GOAL:
Transcribe every line from the top down to the line with "PL, PT, PW, PH = 55, 77, 732, 200", both ends included, but not the pictures.

INFORMATION SHOWN:
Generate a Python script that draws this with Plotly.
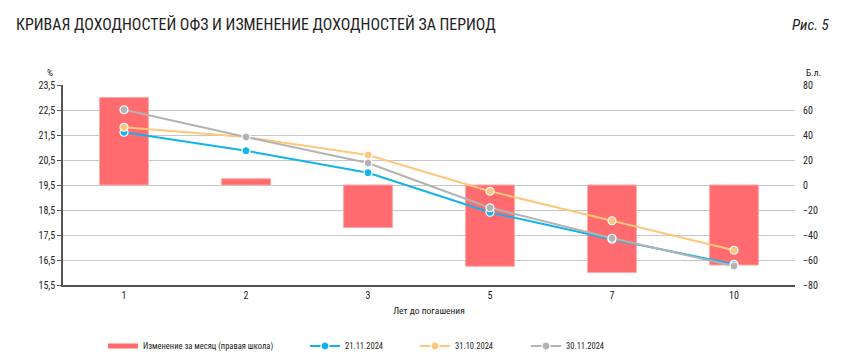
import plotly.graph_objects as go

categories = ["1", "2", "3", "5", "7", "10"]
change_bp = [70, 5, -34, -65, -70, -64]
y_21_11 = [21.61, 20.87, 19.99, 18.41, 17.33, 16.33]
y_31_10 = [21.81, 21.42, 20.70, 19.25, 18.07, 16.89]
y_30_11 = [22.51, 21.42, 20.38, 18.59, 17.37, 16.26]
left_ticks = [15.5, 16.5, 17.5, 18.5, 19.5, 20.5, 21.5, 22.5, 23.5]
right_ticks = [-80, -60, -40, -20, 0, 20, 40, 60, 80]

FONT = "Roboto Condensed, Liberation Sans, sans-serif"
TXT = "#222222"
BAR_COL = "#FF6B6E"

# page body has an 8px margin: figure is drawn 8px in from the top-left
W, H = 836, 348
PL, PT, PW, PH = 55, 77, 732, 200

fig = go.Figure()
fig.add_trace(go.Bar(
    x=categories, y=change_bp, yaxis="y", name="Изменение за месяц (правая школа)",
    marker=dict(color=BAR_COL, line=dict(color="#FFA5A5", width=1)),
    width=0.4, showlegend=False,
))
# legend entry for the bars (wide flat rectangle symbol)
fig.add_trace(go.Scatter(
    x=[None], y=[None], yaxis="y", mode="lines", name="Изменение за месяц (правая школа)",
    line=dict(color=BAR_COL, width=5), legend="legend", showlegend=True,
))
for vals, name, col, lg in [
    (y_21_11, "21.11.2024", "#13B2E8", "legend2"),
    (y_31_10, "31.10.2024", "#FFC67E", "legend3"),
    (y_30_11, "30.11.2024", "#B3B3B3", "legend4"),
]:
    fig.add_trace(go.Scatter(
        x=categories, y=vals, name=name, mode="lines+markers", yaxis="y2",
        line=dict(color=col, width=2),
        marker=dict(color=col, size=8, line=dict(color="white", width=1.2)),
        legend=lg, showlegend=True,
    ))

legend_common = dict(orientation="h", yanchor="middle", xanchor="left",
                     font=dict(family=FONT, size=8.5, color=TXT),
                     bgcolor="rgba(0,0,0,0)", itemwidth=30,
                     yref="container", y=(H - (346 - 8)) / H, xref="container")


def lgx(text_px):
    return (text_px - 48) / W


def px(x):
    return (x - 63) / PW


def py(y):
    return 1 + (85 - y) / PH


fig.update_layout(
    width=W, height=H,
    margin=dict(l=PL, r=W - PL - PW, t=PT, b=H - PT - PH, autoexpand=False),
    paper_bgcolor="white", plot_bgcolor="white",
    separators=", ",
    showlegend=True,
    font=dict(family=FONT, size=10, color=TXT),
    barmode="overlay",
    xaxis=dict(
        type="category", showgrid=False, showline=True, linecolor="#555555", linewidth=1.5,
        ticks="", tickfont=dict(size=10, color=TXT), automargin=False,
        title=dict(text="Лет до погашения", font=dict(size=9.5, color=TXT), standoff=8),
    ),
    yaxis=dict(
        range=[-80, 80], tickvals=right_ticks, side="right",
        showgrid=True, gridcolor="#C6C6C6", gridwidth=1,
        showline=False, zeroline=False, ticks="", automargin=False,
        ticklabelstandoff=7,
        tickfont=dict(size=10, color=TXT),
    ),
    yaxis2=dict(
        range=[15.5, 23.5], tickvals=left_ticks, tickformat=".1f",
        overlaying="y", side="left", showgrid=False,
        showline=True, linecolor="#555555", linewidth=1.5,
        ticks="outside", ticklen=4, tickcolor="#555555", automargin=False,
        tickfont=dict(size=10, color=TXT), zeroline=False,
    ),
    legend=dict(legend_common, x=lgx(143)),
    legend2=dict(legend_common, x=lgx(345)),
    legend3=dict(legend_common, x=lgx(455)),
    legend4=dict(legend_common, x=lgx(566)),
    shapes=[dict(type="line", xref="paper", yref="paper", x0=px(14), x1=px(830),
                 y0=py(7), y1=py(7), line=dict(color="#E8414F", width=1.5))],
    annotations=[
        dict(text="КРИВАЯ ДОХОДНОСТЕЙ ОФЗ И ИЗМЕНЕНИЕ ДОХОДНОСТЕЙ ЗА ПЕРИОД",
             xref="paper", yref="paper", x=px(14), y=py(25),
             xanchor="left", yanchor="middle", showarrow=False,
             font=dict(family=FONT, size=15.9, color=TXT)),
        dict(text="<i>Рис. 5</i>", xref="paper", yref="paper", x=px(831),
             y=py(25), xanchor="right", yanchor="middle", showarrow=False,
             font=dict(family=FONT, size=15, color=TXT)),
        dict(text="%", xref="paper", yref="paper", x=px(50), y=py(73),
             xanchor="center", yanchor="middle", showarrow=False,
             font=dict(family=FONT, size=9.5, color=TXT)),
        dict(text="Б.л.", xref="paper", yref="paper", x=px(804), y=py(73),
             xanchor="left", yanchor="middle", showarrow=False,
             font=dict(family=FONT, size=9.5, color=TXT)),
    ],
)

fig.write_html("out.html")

THE REPLY:
Generate a Python script that draws this with Plotly.
import plotly.graph_objects as go

categories = ["1", "2", "3", "5", "7", "10"]
change_bp = [70, 5, -34, -65, -70, -64]
y_21_11 = [21.61, 20.87, 19.99, 18.41, 17.33, 16.33]
y_31_10 = [21.81, 21.42, 20.70, 19.25, 18.07, 16.89]
y_30_11 = [22.51, 21.42, 20.38, 18.59, 17.37, 16.26]
left_ticks = [15.5, 16.5, 17.5, 18.5, 19.5, 20.5, 21.5, 22.5, 23.5]
right_ticks = [-80, -60, -40, -20, 0, 20, 40, 60, 80]

FONT = "Roboto Condensed, Liberation Sans, sans-serif"
TXT = "#222222"
BAR_COL = "#FF6B6E"

# page body has an 8px margin: figure is drawn 8px in from the top-left
W, H = 836, 348
PL, PT, PW, PH = 55, 77, 732, 200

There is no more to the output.